Can any serious policy maker defend the failed drug war on economic, moral, or practical grounds?
Is there anyone who doubts its disproportionate effects on the poor and minorities?
Or the "status-like" nature of a stop that predictably turns into a drug bust?
Even the contrarian bearded one, holed up in his college dorm with crappy seed-filled weed and a dog-eared copy of William F. Buckley's God and Man at Yale -- while the hippies outside met all the cute girls and had all the fun -- sees the wisdom in at least trying some kind of change:
But the cold fact is that U.S. drug-enforcement policy overwhelmingly targets not drug lords but the people to whom they sell. FBI statistics for 2007 show that more than 80 percent of U.S. drug arrests that year were for possession rather than sale, and that there were nearly twice as many arrests for marijuana as for heroin and cocaine combined.
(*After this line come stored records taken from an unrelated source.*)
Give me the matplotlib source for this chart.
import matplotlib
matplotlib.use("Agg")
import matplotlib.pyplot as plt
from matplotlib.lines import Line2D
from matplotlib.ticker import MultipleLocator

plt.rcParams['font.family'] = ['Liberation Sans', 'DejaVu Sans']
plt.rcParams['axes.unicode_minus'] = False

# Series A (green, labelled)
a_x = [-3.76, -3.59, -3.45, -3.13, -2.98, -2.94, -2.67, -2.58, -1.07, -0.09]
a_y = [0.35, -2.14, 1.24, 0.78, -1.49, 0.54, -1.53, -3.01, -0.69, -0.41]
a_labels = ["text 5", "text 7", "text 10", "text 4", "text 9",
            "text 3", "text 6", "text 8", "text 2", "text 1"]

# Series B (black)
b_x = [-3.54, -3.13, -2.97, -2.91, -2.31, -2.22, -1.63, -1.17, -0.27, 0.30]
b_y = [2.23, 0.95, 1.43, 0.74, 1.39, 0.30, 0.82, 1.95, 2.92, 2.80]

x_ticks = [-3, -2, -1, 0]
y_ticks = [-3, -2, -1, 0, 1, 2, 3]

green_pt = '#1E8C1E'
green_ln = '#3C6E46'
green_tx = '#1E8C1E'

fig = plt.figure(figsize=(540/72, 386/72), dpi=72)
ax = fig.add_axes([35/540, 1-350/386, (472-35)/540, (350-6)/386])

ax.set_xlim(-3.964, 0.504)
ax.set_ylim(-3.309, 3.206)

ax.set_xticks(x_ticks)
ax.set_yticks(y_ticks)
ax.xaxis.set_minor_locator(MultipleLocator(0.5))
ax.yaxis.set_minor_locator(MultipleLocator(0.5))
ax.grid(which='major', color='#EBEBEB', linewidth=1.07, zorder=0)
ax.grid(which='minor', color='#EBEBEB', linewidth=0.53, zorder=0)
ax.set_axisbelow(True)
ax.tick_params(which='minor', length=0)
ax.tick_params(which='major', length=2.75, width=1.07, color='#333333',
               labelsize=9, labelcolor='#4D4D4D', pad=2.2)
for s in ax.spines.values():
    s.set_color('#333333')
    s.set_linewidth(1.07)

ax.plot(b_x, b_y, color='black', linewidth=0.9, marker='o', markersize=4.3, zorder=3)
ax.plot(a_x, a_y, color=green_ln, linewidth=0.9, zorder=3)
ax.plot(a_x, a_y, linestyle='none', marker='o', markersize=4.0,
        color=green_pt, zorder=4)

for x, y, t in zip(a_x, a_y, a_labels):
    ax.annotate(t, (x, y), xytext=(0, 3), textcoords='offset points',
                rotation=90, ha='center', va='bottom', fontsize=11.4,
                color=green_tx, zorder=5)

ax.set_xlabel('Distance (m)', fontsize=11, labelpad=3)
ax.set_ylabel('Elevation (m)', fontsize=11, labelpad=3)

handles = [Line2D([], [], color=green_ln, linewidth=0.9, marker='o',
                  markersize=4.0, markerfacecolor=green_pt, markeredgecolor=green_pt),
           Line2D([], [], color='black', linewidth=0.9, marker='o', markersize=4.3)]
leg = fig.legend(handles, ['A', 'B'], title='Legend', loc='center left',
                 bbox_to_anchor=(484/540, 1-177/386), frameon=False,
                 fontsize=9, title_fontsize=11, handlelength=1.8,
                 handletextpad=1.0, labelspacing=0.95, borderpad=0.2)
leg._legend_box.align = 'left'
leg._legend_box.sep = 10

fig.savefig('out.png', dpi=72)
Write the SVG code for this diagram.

When he was a military policeman, Vogt thought arresting people for using marijuana was weird: ``If we were called to a domestic dispute or a hostage situation, we worried about alcohol, not marijuana, because it's alcohol that makes people crazy.'' But it wasn't until after he left the military and opened a construction business in Port St. Lucie that he turned into an active opponent of marijuana laws.
``My son was arrested after a cop saw him smoking a joint in a parked car,'' Vogt said. ``He had to pay a fine of a couple of hundred dollars, which is not such a big deal, at least not for us. But college scholarships? Forget it. My son can't even get a simple job. He goes online to fill out an application to work at a hamburger chain, and he gets to that little box that says, `Have you ever been arrested?' And when he clicks yes, the next thing he sees on the screen is, SESSION ENDED.''
The worst, Vogt fears, is yet to come. He looks south across the border to Mexico, now the most murderous country in the world as a result of warfare between drug cartels competing for the U.S. market, and sees a grim vision of America's future.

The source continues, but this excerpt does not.